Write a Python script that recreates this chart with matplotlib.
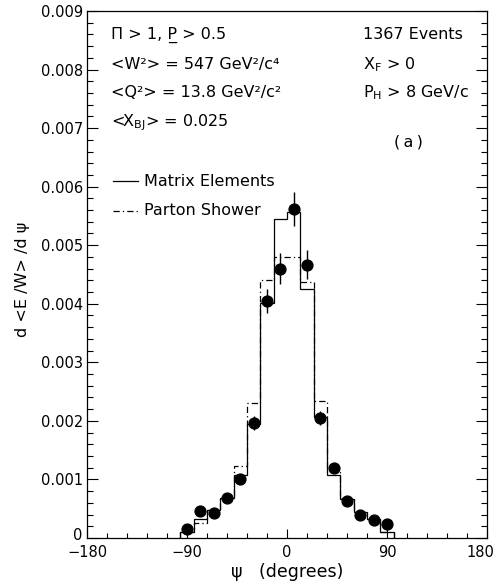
import matplotlib
matplotlib.use("Agg")
import matplotlib.pyplot as plt
from matplotlib.ticker import MultipleLocator, FixedLocator, FuncFormatter
from matplotlib.transforms import ScaledTranslation
import numpy as np

plt.rcParams['font.family'] = ['DejaVu Sans']
plt.rcParams['mathtext.fontset'] = 'dejavusans'
plt.rcParams['mathtext.default'] = 'regular'

# Data
bin_edges = [-96, -84, -72, -60, -48, -36, -24, -12, 0, 12, 24, 36, 48, 60, 72, 84, 96]
matrix_elements = [0.00011, 0.00032, 0.00047, 0.00069, 0.00108, 0.00195, 0.00402, 0.00545,
                   0.00557, 0.00425, 0.00206, 0.00108, 0.00066, 0.00044, 0.00033, 0.00011]
parton_shower = [0.00011, 0.00026, 0.00047, 0.00069, 0.00123, 0.00230, 0.00440, 0.00480,
                 0.00480, 0.00437, 0.00234, 0.00113, 0.00069, 0.00044, 0.00033, 0.00011]
psi = [-90, -78, -66, -54, -42, -30, -18, -6, 6, 18, 30, 42, 54, 66, 78, 90]
data = [0.00015, 0.00046, 0.00043, 0.00069, 0.00100, 0.00197, 0.00405, 0.00460,
        0.00562, 0.00467, 0.00205, 0.00119, 0.00063, 0.00039, 0.00031, 0.00024]
data_err = [0.00005, 0.00006, 0.00006, 0.00007, 0.00008, 0.00012, 0.00021, 0.00026,
            0.00029, 0.00024, 0.00012, 0.00008, 0.00007, 0.00006, 0.00005, 0.00005]
x_ticks = [-180, -90, 0, 90, 180]
y_ticks = [0, 0.001, 0.002, 0.003, 0.004, 0.005, 0.006, 0.007, 0.008, 0.009]

fig = plt.figure(figsize=(4.95, 5.84), dpi=100)
ax = fig.add_axes([0.1758, 0.0788, 0.808, 0.9024])

ax.stairs(matrix_elements, bin_edges, color='black', lw=0.9, baseline=0)
ax.stairs(parton_shower, bin_edges, color='black', lw=0.9, baseline=0,
          linestyle=(0, (5, 2.5, 1, 2.5)))
ax.errorbar(psi, data, yerr=data_err, fmt='o', color='black', ms=7.8,
            elinewidth=1.0, capsize=0)

ax.set_xlim(-180, 180)
ax.set_ylim(0, 0.009)
ax.xaxis.set_major_locator(FixedLocator(x_ticks))
ax.xaxis.set_minor_locator(MultipleLocator(18))
ax.yaxis.set_major_locator(FixedLocator(y_ticks))
ax.yaxis.set_minor_locator(MultipleLocator(0.0002))
ax.yaxis.set_major_formatter(FuncFormatter(lambda v, p: '0' if abs(v) < 1e-9 else f'{v:.3f}'))
ax.xaxis.set_major_formatter(FuncFormatter(lambda v, p: f'{int(round(v))}'.replace('-', '\u2212')))

ax.tick_params(axis='x', which='major', direction='in', length=6.5, width=0.8,
               top=False, labelsize=10.5, pad=5)
ax.tick_params(axis='x', which='minor', direction='in', length=3.6, width=0.8, top=False)
ax.tick_params(axis='y', which='major', direction='in', length=8, width=0.8,
               right=True, labelsize=10.5, pad=3)
ax.tick_params(axis='y', which='minor', direction='in', length=4.3, width=0.8, right=True)
for s in ax.spines.values():
    s.set_linewidth(0.9)

# keep the last x tick label inside the figure
last = ax.xaxis.get_major_ticks(len(x_ticks))[-1]
last.label1.set_horizontalalignment('right')
last.label1.set_transform(last.label1.get_transform() +
                          ScaledTranslation(5 / 72, 0, fig.dpi_scale_trans))
# lift the y "0" label slightly, as in the original
first = ax.yaxis.get_major_ticks(len(y_ticks))[0]
first.label1.set_transform(first.label1.get_transform() +
                           ScaledTranslation(0, 3 / 72, fig.dpi_scale_trans))

ax.set_xlabel('\u03c8   (degrees)', fontsize=12.5, labelpad=2)
ax.set_ylabel('d <E /W> /d \u03c8', fontsize=11.5)
ax.yaxis.set_label_coords(-0.143, 0.491)

fs = 11.5
ax.text(-158, 0.00859, '\u03a0 > 1, P\u0332 > 0.5', fontsize=fs, va='center')
ax.text(-158, 0.00809, '<W\u00b2> = 547 GeV\u00b2/c\u2074', fontsize=fs, va='center')
ax.text(-158, 0.00760, '<Q\u00b2> = 13.8 GeV\u00b2/c\u00b2', fontsize=fs, va='center')
ax.text(-158, 0.00710, r'<X$_{BJ}$> = 0.025', fontsize=fs, va='center')
ax.text(68, 0.00859, '1367 Events', fontsize=fs, va='center')
ax.text(68, 0.00809, r'X$_{F}$ > 0', fontsize=fs, va='center')
ax.text(68, 0.00760, r'P$_{H}$ > 8 GeV/c', fontsize=fs, va='center')
ax.text(96, 0.00676, '(\u2009a\u2009)', fontsize=fs, va='center')

# legend
ax.plot([-157, -134], [0.00609, 0.00609], color='black', lw=0.9)
ax.text(-129, 0.00609, 'Matrix Elements', fontsize=fs, va='center')
ax.plot([-157, -134], [0.00559, 0.00559], color='black', lw=0.9,
        linestyle=(0, (5, 2.5, 1, 2.5)))
ax.text(-129, 0.00559, 'Parton Shower', fontsize=fs, va='center')

fig.savefig('out.png', dpi=100)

★ ★ ★ ★

§ Work to complete:
Starting at the first line of the material, output exactly the lines up to and including the one with "ax = fig.add_axes([0.1758, 0.0788, 0.808, 0.9024])". Do not include the pictures.

§ Response for this exercise:
Write a Python script that recreates this chart with matplotlib.
import matplotlib
matplotlib.use("Agg")
import matplotlib.pyplot as plt
from matplotlib.ticker import MultipleLocator, FixedLocator, FuncFormatter
from matplotlib.transforms import ScaledTranslation
import numpy as np

plt.rcParams['font.family'] = ['DejaVu Sans']
plt.rcParams['mathtext.fontset'] = 'dejavusans'
plt.rcParams['mathtext.default'] = 'regular'

# Data
bin_edges = [-96, -84, -72, -60, -48, -36, -24, -12, 0, 12, 24, 36, 48, 60, 72, 84, 96]
matrix_elements = [0.00011, 0.00032, 0.00047, 0.00069, 0.00108, 0.00195, 0.00402, 0.00545,
                   0.00557, 0.00425, 0.00206, 0.00108, 0.00066, 0.00044, 0.00033, 0.00011]
parton_shower = [0.00011, 0.00026, 0.00047, 0.00069, 0.00123, 0.00230, 0.00440, 0.00480,
                 0.00480, 0.00437, 0.00234, 0.00113, 0.00069, 0.00044, 0.00033, 0.00011]
psi = [-90, -78, -66, -54, -42, -30, -18, -6, 6, 18, 30, 42, 54, 66, 78, 90]
data = [0.00015, 0.00046, 0.00043, 0.00069, 0.00100, 0.00197, 0.00405, 0.00460,
        0.00562, 0.00467, 0.00205, 0.00119, 0.00063, 0.00039, 0.00031, 0.00024]
data_err = [0.00005, 0.00006, 0.00006, 0.00007, 0.00008, 0.00012, 0.00021, 0.00026,
            0.00029, 0.00024, 0.00012, 0.00008, 0.00007, 0.00006, 0.00005, 0.00005]
x_ticks = [-180, -90, 0, 90, 180]
y_ticks = [0, 0.001, 0.002, 0.003, 0.004, 0.005, 0.006, 0.007, 0.008, 0.009]

fig = plt.figure(figsize=(4.95, 5.84), dpi=100)
ax = fig.add_axes([0.1758, 0.0788, 0.808, 0.9024])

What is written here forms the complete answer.